8. The Field Programmable Gate Array (FPGA) based secure Universal Serial Bus (USB) mass storage device as claimed in claim 6, wherein the data handler unit (337) is configured to:
receive a WRITE request from the BULK/MS transfer handler (316);
send the WRITE request to the non-volatile memory (500) through the command handler unit (333); and
write data to the non-volatile memory (500) through the DATA INOUT unit (340) and the TX data unit (338), if a WRITE ready response is received from the non-volatile memory (500).

9. The FPGA based secure USB mass storage device as claimed in claim 1, wherein a plurality of USB operations includes PHY operations and the USB Full speed (12Mbps) and Low speed (1.5Mbps) PHY operations are implemented in FPGA and without the USB 2.0 PHY chip (400) and wherein, the USB Mass Storage (MS) device controller unit (310) receives data from an external USB host (100) directly.
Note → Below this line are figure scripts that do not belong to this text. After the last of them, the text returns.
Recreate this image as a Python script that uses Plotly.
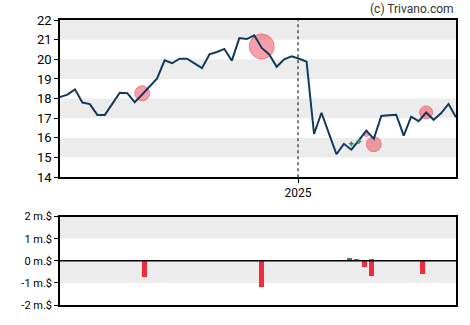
import pandas as pd
import plotly.graph_objects as go
from plotly.subplots import make_subplots

# Weekly closing prices (USD)
week_start = "2024-05-23"
prices = [18.08, 18.2, 18.47, 17.8, 17.72, 17.17, 17.17, 17.72, 18.3, 18.28,
          17.82, 18.21, 18.62, 19.03, 19.95, 19.8, 20.03, 20.03, 19.79, 19.55,
          20.25, 20.37, 20.53, 19.93, 21.08, 21.03, 21.22, 20.58, 20.25, 19.62,
          20.0, 20.15, 20.03, 19.88, 16.2, 17.28, 16.22, 15.17, 15.7, 15.4,
          15.87, 16.37, 15.95, 17.12, 17.15, 17.18, 16.12, 17.08, 16.85, 17.29,
          16.92, 17.25, 17.73, 17.05]
dates = pd.date_range(week_start, periods=len(prices), freq="7D")

# Insider sales shown on the price line (week, price level, marker size)
sell_dates = ["2024-08-08", "2024-11-28", "2025-03-06", "2025-03-13", "2025-05-01"]
sell_levels = [18.27, 20.65, 16.2, 15.68, 17.3]
sell_sizes = [15, 25, 5, 15, 13]

# Insider purchases shown on the price line
buy_dates = ["2025-02-20", "2025-02-27"]
buy_levels = [15.7, 15.82]

# Transaction volume in millions of dollars
vol_buy_dates = ["2025-02-18", "2025-02-25", "2025-03-11"]
vol_buy = [0.14, 0.1, 0.1]
vol_sell_dates = ["2024-08-10", "2024-11-28", "2025-03-04", "2025-03-11", "2025-04-28"]
vol_sell = [-0.73, -1.18, -0.25, -0.65, -0.6]

price_ticks = [14, 15, 16, 17, 18, 19, 20, 21, 22]
vol_ticks = [-2, -1, 0, 1, 2]
vol_tick_text = ["-2 m.$", "-1 m.$", "0 m.$", "1 m.$", "2 m.$"]

x_range = [dates[0], dates[-1]]
FONT = "Roboto, Arial, sans-serif"
STRIPE = "#ececec"
RED = "#ef2b40"
GREEN = "#2e8b57"
LINE = "#133a5c"

fig = make_subplots(rows=2, cols=1, shared_xaxes=False)

fig.add_trace(go.Scatter(
    x=sell_dates, y=sell_levels, mode="markers",
    marker=dict(size=sell_sizes, color="rgba(236,40,58,0.62)",
                line=dict(color="rgba(236,40,58,0.75)", width=1)),
    hoverinfo="skip", showlegend=False), row=1, col=1)
fig.add_trace(go.Scatter(
    x=dates, y=prices, mode="lines",
    line=dict(color=LINE, width=2), showlegend=False), row=1, col=1)
fig.add_trace(go.Scatter(
    x=buy_dates, y=buy_levels, mode="markers",
    marker=dict(size=4, color=GREEN, symbol="cross"),
    showlegend=False), row=1, col=1)

bar_w = 4.7 * 86400000
fig.add_trace(go.Bar(x=vol_buy_dates, y=vol_buy, width=bar_w,
                     marker=dict(color=GREEN, line=dict(width=0)),
                     showlegend=False), row=2, col=1)
fig.add_trace(go.Bar(x=vol_sell_dates, y=vol_sell, width=bar_w,
                     marker=dict(color=RED, line=dict(width=0)),
                     showlegend=False), row=2, col=1)

shapes = []
# Alternating horizontal stripes
for lo in [15, 17, 19, 21]:
    shapes.append(dict(type="rect", xref="x domain", yref="y", x0=0, x1=1,
                       y0=lo, y1=lo + 1, fillcolor=STRIPE, line=dict(width=0),
                       layer="below"))
for lo in [-1, 1]:
    shapes.append(dict(type="rect", xref="x2 domain", yref="y2", x0=0, x1=1,
                       y0=lo, y1=lo + 1, fillcolor=STRIPE, line=dict(width=0),
                       layer="below"))
# Year boundary marker
shapes.append(dict(type="line", xref="x", yref="y domain", x0="2025-01-01",
                   x1="2025-01-01", y0=0, y1=1,
                   line=dict(color="black", width=1, dash="dot")))
# Zero line of the volume panel
shapes.append(dict(type="line", xref="x2 domain", yref="y2", x0=0, x1=1,
                   y0=0, y1=0, line=dict(color="black", width=1.5)))

axis_common = dict(showline=True, linecolor="black", linewidth=1.5,
                   mirror=True, showgrid=False, zeroline=False,
                   ticks="outside", ticklen=4, tickcolor="black")

fig.update_xaxes(range=x_range, tickvals=["2025-01-01"], ticktext=["2025"],
                 tickfont=dict(size=12, color="black", family=FONT),
                 row=1, col=1, **axis_common)
fig.update_xaxes(range=x_range, showticklabels=False, ticks="",
                 showline=True, linecolor="black", linewidth=1.5, mirror=True,
                 showgrid=False, zeroline=False, row=2, col=1)
fig.update_yaxes(range=[14, 22], tickvals=price_ticks, domain=[0.4483, 1.0],
                 tickfont=dict(size=13, color="black", family=FONT),
                 row=1, col=1, **axis_common)
fig.update_yaxes(range=[-2, 2], tickvals=vol_ticks, ticktext=vol_tick_text,
                 domain=[0.0, 0.3103],
                 tickfont=dict(size=11, color="black", family=FONT),
                 row=2, col=1, **axis_common)

fig.update_layout(
    width=470, height=325,
    margin=dict(l=60, r=14, t=20, b=15),
    paper_bgcolor="white", plot_bgcolor="white",
    barmode="relative", bargap=0,
    shapes=shapes,
    font=dict(family=FONT),
    annotations=[dict(text="(c) Trivano.com", xref="paper", yref="paper",
                      x=1, y=1.038, xanchor="right", yanchor="middle",
                      showarrow=False,
                      font=dict(size=12, color="#333333", family=FONT))],
)

fig.write_html("out.html")
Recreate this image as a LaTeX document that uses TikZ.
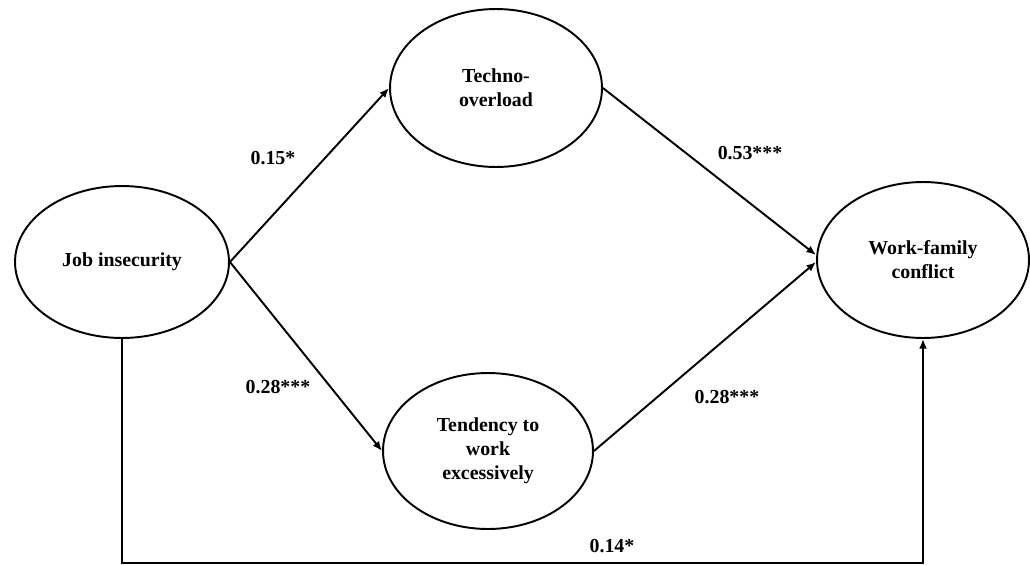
\documentclass[tikz,border=0pt]{standalone}
\usepackage{fontspec}
\setmainfont{Liberation Serif}
\usepackage[]{tikz}
\usetikzlibrary{positioning,shapes.geometric,arrows.meta}
\tikzset{latent/.style={ellipse,draw,line width=1.1pt,inner sep=0pt,align=center,font=\fontsize{11.3}{13.6}\selectfont\bfseries}}
\tikzset{coef/.style={font=\fontsize{11.3}{13.6}\selectfont\bfseries}}
\tikzset{arr/.style={line width=1.1pt,-{Latex[length=5.5pt,width=4.5pt]}}}

\begin{document}
\begin{tikzpicture}[x=0.02cm,y=-0.02cm] % 1 unit = 1 px
            \useasboundingbox (0,0) rectangle (1030,565);
            \node[latent,minimum width=4.28cm,minimum height=3.04cm] (job) at (122,262) {Job insecurity};
            \node[latent,minimum width=4.24cm,minimum height=3.16cm] (techno) at (496,88) {Techno-\\overload};
            \node[latent,minimum width=4.2cm,minimum height=3.12cm] (tend) at (488,451) {Tendency to\\work\\excessively};
            \node[latent,minimum width=4.24cm,minimum height=3.12cm] (wfc) at (923,260) {Work-family\\conflict};
            \coordinate (base) at (122,563); % bottom line
            \draw[arr] (job.east) -- (techno.west);
            \draw[arr] (job.east) -- (tend.west);
            \draw[arr] (techno.east) -- ([yshift=0.1cm]wfc.west);
            \draw[arr] (tend.east) -- ([yshift=-0.04cm]wfc.west);
            \draw[arr] (job.south) -- (base) -| (wfc.south);
            \node[coef] (c1) at (273,158) {0.15*};
            \node[coef] (c2) at (278,387) {0.28***};
            \node[coef] (c3) at (750,153) {0.53***};
            \node[coef] (c4) at (727,397) {0.28***};
            \node[coef] (c5) at (612,546) {0.14*};
        \end{tikzpicture}
\end{document}
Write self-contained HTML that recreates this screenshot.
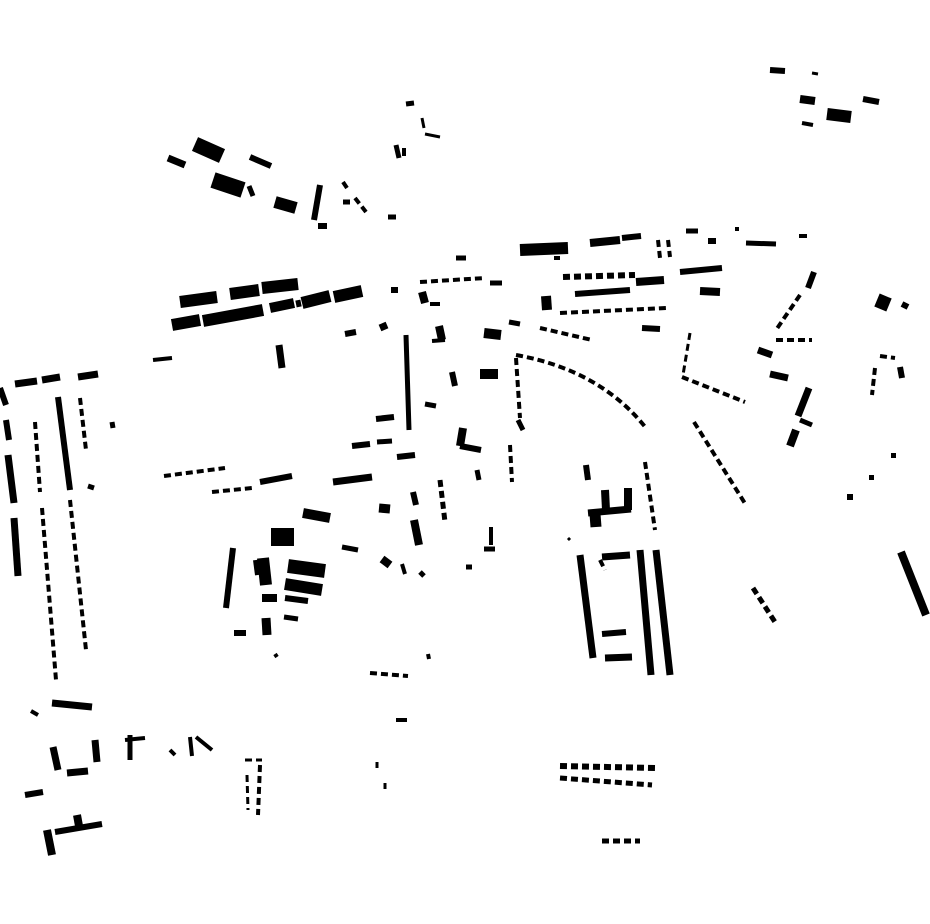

10. The FPGA based secure USB mass storage device as claimed in claim 1 or 2, wherein after the FPGA booting, the FPGA based secure USB mass storage device is disconnected and reconnected by sending '0' on a USB_D+ and '0' on a USB_D- for 500ms and thereafter sending '1' on the USB_D+ and '0' on the USB_D-.

11. A method for storing data communicated over USB using FPGA, wherein the FPGA comprises:
a USB Mass Storage (MS) device controller unit (310) in communication with a secure unit (350);
a memory controller unit (330) in communication with a non-volatile memory (500), and the secure unit (350), the method comprising:
receiving, by the USB Mass Storage (MS) device controller unit (310), data from an external USB host (100),
performing, by the USB Mass Storage (MS) device controller unit (310), a plurality of USB operations on the received data,
performing, by the memory controller unit (330), READ and WRITE operations from and to a non-volatile memory, and
performing, by the secure unit (350), encryption and decryption of the data received from the USB MS device controller unit (310) and the memory controller unit (330) respectively.